According to Mercedes Colwin, a legal expert and lawyer, the accusations against Willis negatively affect her legal situation.
“When you have a prosecutor in the center in the crosshairs of this type of criminal process, who is now being called to question about her impartiality, her fairness, and the constitutional rights of the accused or not being called into question, that is very problematic for Ms. Willis,” Colwin asserted.
“She has a great reputation, she’s very well regarded in the legal community in Georgia to have this type of blemish on a record is problematic. If it is compromising the prosecution of individuals that are accused of criminal conduct, then of course, you really should step away voluntarily,” she advised.

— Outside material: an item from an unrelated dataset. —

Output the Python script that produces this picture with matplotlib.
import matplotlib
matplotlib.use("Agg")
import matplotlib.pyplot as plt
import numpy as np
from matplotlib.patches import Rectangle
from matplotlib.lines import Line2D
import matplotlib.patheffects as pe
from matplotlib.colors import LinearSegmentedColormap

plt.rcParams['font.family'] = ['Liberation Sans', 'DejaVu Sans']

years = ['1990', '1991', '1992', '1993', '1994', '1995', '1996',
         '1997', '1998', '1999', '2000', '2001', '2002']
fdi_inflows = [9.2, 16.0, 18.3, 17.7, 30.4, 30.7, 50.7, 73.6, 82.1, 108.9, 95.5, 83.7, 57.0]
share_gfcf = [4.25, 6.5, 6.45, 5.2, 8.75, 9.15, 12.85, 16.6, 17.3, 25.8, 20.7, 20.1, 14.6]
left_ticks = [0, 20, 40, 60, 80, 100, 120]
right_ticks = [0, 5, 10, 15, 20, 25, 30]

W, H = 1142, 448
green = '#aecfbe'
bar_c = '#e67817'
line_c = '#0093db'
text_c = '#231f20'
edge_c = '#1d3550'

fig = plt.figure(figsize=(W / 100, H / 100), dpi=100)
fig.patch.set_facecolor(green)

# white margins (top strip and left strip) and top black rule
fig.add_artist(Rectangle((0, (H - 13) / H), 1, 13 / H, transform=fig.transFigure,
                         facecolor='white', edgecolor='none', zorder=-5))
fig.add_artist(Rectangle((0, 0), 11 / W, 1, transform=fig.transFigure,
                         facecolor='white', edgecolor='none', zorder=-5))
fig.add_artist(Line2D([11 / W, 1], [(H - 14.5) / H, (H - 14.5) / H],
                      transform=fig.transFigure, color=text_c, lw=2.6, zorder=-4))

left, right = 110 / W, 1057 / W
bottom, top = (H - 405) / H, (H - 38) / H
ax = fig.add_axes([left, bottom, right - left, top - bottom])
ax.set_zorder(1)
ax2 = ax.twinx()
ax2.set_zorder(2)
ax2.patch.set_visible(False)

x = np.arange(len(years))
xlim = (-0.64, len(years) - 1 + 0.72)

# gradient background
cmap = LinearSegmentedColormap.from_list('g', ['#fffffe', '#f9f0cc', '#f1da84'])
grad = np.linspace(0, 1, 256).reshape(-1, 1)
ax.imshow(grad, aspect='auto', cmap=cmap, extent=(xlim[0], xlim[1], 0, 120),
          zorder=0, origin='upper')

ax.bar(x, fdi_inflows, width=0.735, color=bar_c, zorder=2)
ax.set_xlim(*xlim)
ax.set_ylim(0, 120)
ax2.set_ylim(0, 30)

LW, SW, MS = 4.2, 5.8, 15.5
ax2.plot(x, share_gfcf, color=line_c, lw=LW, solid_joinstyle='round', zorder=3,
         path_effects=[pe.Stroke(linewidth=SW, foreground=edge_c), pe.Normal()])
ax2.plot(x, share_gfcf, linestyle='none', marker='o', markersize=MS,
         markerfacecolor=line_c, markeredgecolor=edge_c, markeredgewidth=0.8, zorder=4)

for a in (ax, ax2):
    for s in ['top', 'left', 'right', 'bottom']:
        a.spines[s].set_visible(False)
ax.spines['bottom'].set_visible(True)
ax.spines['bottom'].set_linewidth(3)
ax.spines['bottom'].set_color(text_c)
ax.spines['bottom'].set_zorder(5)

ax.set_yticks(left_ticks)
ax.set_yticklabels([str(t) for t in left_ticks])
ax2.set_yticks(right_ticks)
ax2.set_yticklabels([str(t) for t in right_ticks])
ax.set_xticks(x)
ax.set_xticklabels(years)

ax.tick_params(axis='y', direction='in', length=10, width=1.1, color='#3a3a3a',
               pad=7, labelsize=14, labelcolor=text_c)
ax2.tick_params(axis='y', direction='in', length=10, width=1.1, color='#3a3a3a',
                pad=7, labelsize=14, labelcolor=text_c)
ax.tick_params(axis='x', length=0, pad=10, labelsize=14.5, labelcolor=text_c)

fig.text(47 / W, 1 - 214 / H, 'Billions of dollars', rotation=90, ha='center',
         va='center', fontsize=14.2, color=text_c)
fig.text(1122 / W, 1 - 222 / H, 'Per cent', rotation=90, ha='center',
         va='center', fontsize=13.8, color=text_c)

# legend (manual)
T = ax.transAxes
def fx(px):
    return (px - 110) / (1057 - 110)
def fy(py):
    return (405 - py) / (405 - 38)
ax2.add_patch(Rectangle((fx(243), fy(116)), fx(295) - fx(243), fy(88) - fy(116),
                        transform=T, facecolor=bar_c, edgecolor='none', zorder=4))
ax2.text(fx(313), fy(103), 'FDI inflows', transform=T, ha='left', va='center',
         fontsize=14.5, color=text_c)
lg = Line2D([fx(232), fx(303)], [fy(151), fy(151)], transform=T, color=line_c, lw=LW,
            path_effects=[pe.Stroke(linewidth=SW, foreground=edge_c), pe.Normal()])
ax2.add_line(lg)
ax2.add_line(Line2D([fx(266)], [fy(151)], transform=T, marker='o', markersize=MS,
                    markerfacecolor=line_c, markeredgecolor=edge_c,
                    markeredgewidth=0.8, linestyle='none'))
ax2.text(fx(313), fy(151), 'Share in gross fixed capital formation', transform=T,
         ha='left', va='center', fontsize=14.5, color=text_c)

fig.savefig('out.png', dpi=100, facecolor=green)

“Over the weekend, the judge on the case she brought against former President Donald Trump on election fraud charges ordered an investigation into her alleged misconduct, that she and her lead prosecutor engaged in an improper relationship and mishandled taxpayer dollars, The Washington Post reported,” per Conservative Brief.
Fulton County Superior Court Judge Scott McAfee said that Willis has until Feb. 2. To respond to the accusations.
This could force the district attorney to have to address the issue in televised court proceedings which could derail her case against Trump and his codefendants and could do significant damage to her political career.
A judge in Cobb County decided that the divorce proceeding of Wade needs to be made public. In addition, he ordered a halt to the deposition of Fulton County DA Fani Willis.
Superior Court Judge Henry Thomas determined that the divorce should be unsealed due to the absence of a prior hearing before the case became sealed, which constitutes a procedural violation.
Regarding Willis, the judge stated that due to the absence of underage offspring in the divorce proceedings of Nathan and Joycelyn Wade, and considering it as a mere “math problem,” it would be illogical to hear from Willis before Mr. Wade had been examined under oath regarding his financial situation and his association with Willis.
Since Willis was scheduled to be deposed on Jan. 23 and Wade is not expected to be questioned for another 9 days, the judge issued a stay on the deposition of Willis. Judge Thomas indicated that if questions remain after Wade has been deposed, he will reconsider the deposition of Willis.